Scientists at Newcastle University have uncovered a source of oxygen that may have influenced the evolution of life before the advent of photosynthesis.
The pioneering research project, led by Newcastle University’s School of Natural and Environmental Sciences and published today in Nature Communications, uncovered a mechanism that can generate hydrogen peroxide from rocks during the movement of geological faults.
While in high concentrations hydrogen peroxide can be harmful to life, it can also provide a useful source of oxygen to microbes. This additional source of oxygen may have influenced the early evolution, and feasibly even origin, of life in hot environments on the early Earth prior to the evolution of photosynthesis.

In tectonically active regions, the movement of the Earth’s crust not only generates earthquakes but riddles the subsurface with cracks and fractures lined with highly reactive rock surfaces containing many imperfections, or defects. Water can then filter down and react with these defects on the newly fractured rock.

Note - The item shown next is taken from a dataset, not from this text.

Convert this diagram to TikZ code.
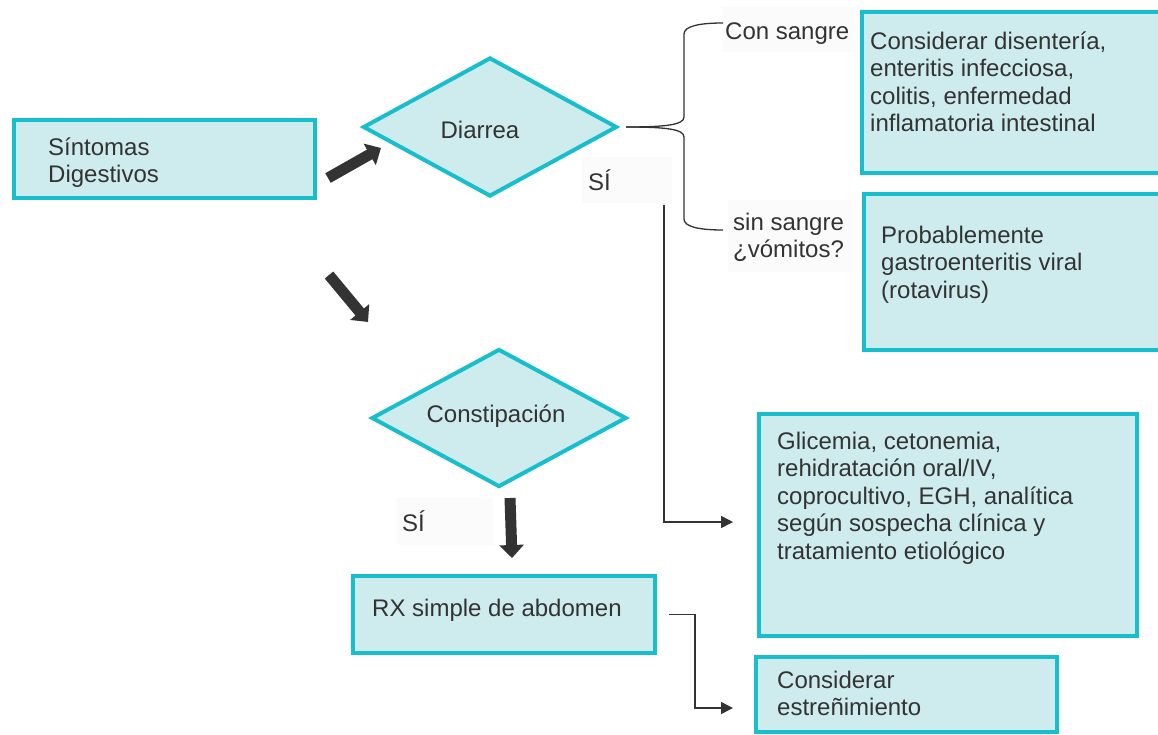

Principal Investigator Dr. Jon Telling, Senior Lecturer, added: “This research shows that defects on crushed rock and minerals can behave very differently to how you would expect more ‘perfect’ mineral surfaces to react. All these mechanochemical reactions need to generate hydrogen peroxide, and therefore oxygen, is water, crushed rocks, and high temperatures, which were all present on the early Earth before the evolution of photosynthesis and which could have influenced the chemistry and microbiology in hot, seismically active regions where life may have first evolved.”
Full article at Phys.org.
With hyperbolic extrapolation, research that merely generates hydrogen peroxide is made to sound like it’s solved the naturalistic origin of life conundrum and paved the way for early evolution. Wow!